Сегодня утром, 11 января, Хёцш снова пришел ко мне и тут же заявил, что не может принять приглашение. Он говорил с Дикгофом из министерства иностранных дел, который дал ему понять, что немецкие власти против того, чтобы кто-либо читал за границей, а может быть и в Германии, лекции о положении в Европе после мировой войны. Они возражают даже против обсуждения вопроса о войне. Дикгоф намекнул Хёцшу, что он может лишиться пенсии, если в своих лекциях будет касаться событий после 1914 года.
Хёцш пытался уговорить меня вновь просить Чикаго предоставить ему возможность будущей осенью прочитать лекции по европейской истории периода 1856–1915 годов. Я согласился сделать запрос и записал темы, которые он предложил, но не стал связывать себя обещанием. Эти темы лучше разработаны чикагскими историками, и я убежден в том, что ни один немецкий ученый не осмелится сказать всю правду о своей стране. Мне, право, неудобно вновь настаивать.
Удивительно, что эти ученые, даже самые одаренные, не имеют правильного представления о действительных исторических событиях. Они довольно хорошо знают факты, но не в состоянии признать хоть какую-либо ошибку в действиях своих правительств.

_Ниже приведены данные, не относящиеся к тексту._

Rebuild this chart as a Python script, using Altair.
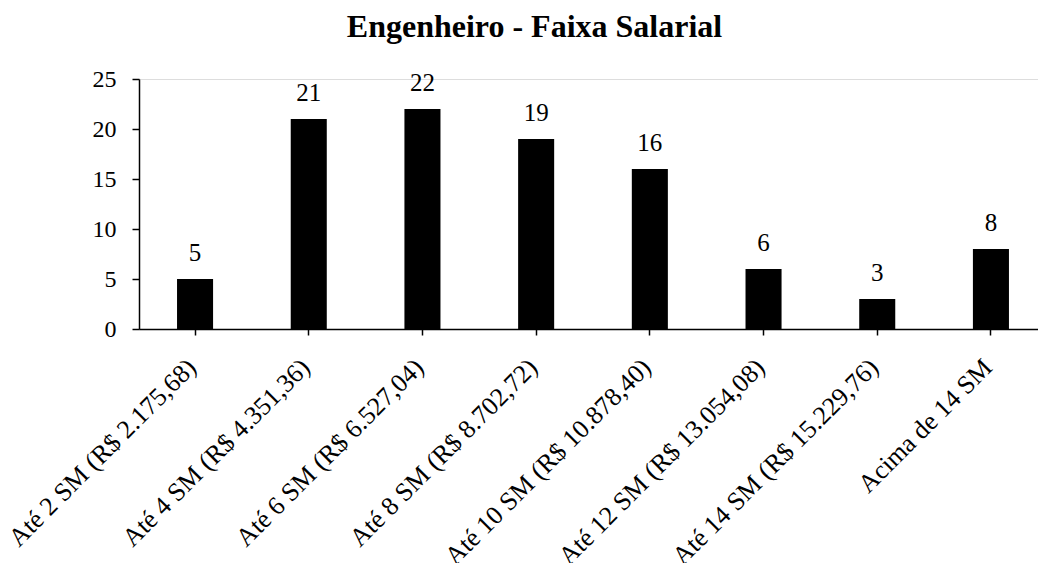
import altair as alt
import pandas as pd

categories = [
    "Até 2 SM (R$ 2.175,68)",
    "Até 4 SM (R$ 4.351,36)",
    "Até 6 SM (R$ 6.527,04)",
    "Até 8 SM (R$ 8.702,72)",
    "Até 10 SM (R$ 10.878,40)",
    "Até 12 SM (R$ 13.054,08)",
    "Até 14 SM (R$ 15.229,76)",
    "Acima de 14 SM",
]
values = [5, 21, 22, 19, 16, 6, 3, 8]
y_ticks = [0, 5, 10, 15, 20, 25]

df = pd.DataFrame({"faixa": categories, "n": values})

FONT = "Liberation Serif"

x = alt.X(
    "faixa:N",
    sort=categories,
    title=None,
    scale=alt.Scale(paddingInner=0.683, paddingOuter=0.295, align=0.567),
    axis=alt.Axis(
        labelAngle=-45,
        labelAlign="right",
        labelBaseline="middle",
        labelFont=FONT,
        labelFontSize=26,
        labelColor="black",
        labelPadding=28,
        labelOffset=-3,
        labelLimit=400,
        domainColor="black",
        domainWidth=1.5,
        tickColor="black",
        tickWidth=1.5,
        tickSize=6,
        grid=False,
    ),
)
y = alt.Y(
    "n:Q",
    title=None,
    scale=alt.Scale(domain=[0, 25], nice=False),
    axis=alt.Axis(
        values=y_ticks,
        labelFont=FONT,
        labelFontSize=24,
        labelColor="black",
        labelPadding=16,
        domainColor="black",
        domainWidth=1.5,
        tickColor="black",
        tickWidth=1.5,
        tickSize=7,
        grid=False,
    ),
)

bars = alt.Chart(df).mark_bar(color="black").encode(x=x, y=y)
labels = alt.Chart(df).mark_text(
    font=FONT, fontSize=25, color="black", baseline="alphabetic", dy=-18
).encode(x=alt.X("faixa:N", sort=categories), y="n:Q", text="n:Q")

chart = (
    alt.layer(bars, labels)
    .properties(
        width=899,
        height=250,
        autosize=alt.AutoSizeParams(type="none"),
        padding={"left": 139, "top": 79, "right": 0, "bottom": 234},
        title=alt.TitleParams(
            "Engenheiro - Faixa Salarial",
            font=FONT,
            fontSize=32,
            fontWeight="bold",
            color="black",
            anchor="middle",
            frame="group",
            baseline="alphabetic",
            offset=3,
            dx=-54,
            dy=5,
        ),
    )
    .configure_view(stroke=None)
    .configure(background="white")
)

chart.save("out.html", embed_options={"renderer": "svg", "actions": False})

Меня поражает такое положение, когда большая страна не знает своего прошлого, а видным профессорам не разрешают комментировать события. Хёцш был членом рейхстага в 1920–1930 годах, председателем комиссии по иностранным делам, которая готовила материалы к плану Дауэса – Юнга. Он изъездил всю Европу и Соединенные Штаты и имеет большой опыт публициста. Тем не менее он не может объективно изложить свои взгляды по вопросам, которые знает в совершенстве. Я с грустью пожал ему руку при прощании.
Понедельник, 13 января. Сегодняшняя пресса много места уделяет геринговскому параду, на котором присутствовали все послы, кроме меня. Был там также несчастный кронпринц с женой, но Гитлера и Геббельса не было.
В одиннадцать часов пришел Макс Серинг, чтобы поговорить о международной сельскохозяйственной конференции, которая должна состояться будущим летом в Лондоне. Он показал мне письмо Генри Уоллеса. Серингу около восьмидесяти пяти лет, но он еще очень энергичен. Его дочь вышла замуж за сына знаменитого адмирала фон Тирпица. Серинг лютеранин, его возмущают нацистский контроль над церковью и ее реорганизация. Он также старый роялист, жаждущий восстановления Гогенцоллернов. В то же время он считает Гитлера выдающимся государственным деятелем в отличие от Геббельса и Геринга. Когда он заявил, что «Германия не хочет больше войны», я не удержался и рассказал ему про фильм, виденный мною 9 января в театре «Уфа Паласт». Мне стало ясно, что он, как и большинство немцев, не понимает, что подобные демонстрации, продажа игрушечных бомб и танков детям на Рождество служат военным, агрессивным целям.